_DATASET CONTENT_:
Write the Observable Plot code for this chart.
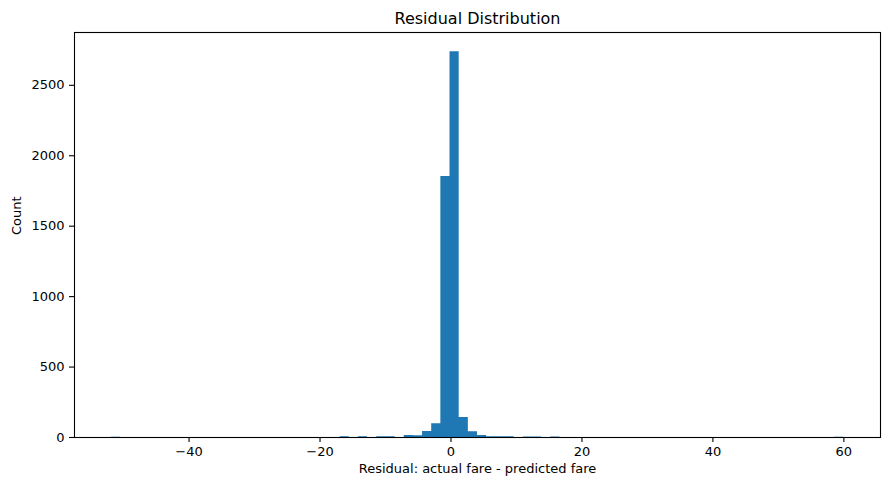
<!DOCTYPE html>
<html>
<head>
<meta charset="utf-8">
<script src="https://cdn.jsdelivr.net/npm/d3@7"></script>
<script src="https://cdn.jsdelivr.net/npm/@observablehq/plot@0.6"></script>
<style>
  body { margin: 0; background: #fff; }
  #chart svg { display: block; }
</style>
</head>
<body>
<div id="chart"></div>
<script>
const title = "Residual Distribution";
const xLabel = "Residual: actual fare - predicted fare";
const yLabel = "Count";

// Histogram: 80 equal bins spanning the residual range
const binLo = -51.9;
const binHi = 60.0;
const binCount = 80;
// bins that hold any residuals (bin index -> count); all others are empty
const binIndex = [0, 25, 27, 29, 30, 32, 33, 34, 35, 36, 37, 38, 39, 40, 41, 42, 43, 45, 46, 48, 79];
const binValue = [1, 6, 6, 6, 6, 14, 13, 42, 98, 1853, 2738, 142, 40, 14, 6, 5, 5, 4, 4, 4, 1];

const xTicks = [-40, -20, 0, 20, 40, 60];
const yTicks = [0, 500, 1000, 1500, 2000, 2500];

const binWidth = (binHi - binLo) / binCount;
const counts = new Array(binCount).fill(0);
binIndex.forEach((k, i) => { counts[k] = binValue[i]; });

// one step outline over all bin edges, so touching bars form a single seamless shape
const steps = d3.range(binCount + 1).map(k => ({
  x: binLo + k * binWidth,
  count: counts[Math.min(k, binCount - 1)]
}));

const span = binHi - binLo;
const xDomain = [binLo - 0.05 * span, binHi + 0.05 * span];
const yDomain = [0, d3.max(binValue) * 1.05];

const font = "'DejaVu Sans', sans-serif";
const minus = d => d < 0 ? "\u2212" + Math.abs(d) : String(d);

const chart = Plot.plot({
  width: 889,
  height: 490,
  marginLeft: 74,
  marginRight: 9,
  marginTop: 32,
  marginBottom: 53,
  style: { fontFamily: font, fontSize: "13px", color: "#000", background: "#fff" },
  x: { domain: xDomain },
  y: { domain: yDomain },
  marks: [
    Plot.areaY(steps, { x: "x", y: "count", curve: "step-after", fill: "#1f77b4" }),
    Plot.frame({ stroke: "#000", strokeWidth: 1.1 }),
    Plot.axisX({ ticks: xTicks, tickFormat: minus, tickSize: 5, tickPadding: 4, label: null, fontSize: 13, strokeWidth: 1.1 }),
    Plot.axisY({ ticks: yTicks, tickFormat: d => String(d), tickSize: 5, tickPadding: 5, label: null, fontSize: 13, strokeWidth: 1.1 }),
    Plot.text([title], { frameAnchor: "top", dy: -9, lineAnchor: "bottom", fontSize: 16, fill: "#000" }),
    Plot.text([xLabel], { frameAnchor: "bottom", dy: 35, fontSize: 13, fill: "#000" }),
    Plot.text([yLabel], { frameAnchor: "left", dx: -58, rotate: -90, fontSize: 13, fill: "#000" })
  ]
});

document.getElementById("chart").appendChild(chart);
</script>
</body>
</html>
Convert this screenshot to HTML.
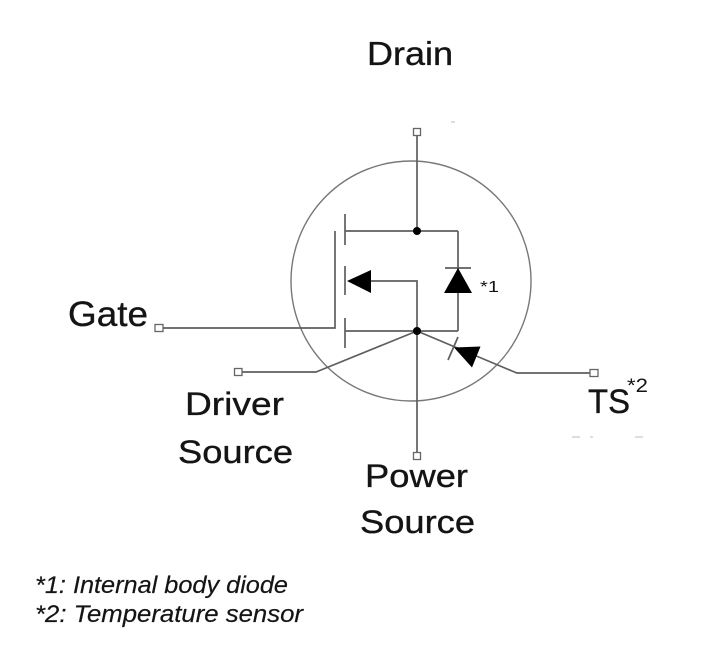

_TASK_: Extract, word for word, each line from the top of the data down to and including the line with "const minus = d"; skip the pictures.

_THE REPLY_:
Write the Observable Plot code for this chart.
<!DOCTYPE html>
<html>
<head>
<meta charset="utf-8">
<script src="https://cdn.jsdelivr.net/npm/d3@7"></script>
<script src="https://cdn.jsdelivr.net/npm/@observablehq/plot@0.6"></script>
<style>
  body { margin: 0; background: #fff; }
  #chart svg { display: block; }
</style>
</head>
<body>
<div id="chart"></div>
<script>
const title = "Residual Distribution";
const xLabel = "Residual: actual fare - predicted fare";
const yLabel = "Count";

// Histogram: 80 equal bins spanning the residual range
const binLo = -51.9;
const binHi = 60.0;
const binCount = 80;
// bins that hold any residuals (bin index -> count); all others are empty
const binIndex = [0, 25, 27, 29, 30, 32, 33, 34, 35, 36, 37, 38, 39, 40, 41, 42, 43, 45, 46, 48, 79];
const binValue = [1, 6, 6, 6, 6, 14, 13, 42, 98, 1853, 2738, 142, 40, 14, 6, 5, 5, 4, 4, 4, 1];

const xTicks = [-40, -20, 0, 20, 40, 60];
const yTicks = [0, 500, 1000, 1500, 2000, 2500];

const binWidth = (binHi - binLo) / binCount;
const counts = new Array(binCount).fill(0);
binIndex.forEach((k, i) => { counts[k] = binValue[i]; });

// one step outline over all bin edges, so touching bars form a single seamless shape
const steps = d3.range(binCount + 1).map(k => ({
  x: binLo + k * binWidth,
  count: counts[Math.min(k, binCount - 1)]
}));

const span = binHi - binLo;
const xDomain = [binLo - 0.05 * span, binHi + 0.05 * span];
const yDomain = [0, d3.max(binValue) * 1.05];

const font = "'DejaVu Sans', sans-serif";
const minus = d => d < 0 ? "\u2212" + Math.abs(d) : String(d);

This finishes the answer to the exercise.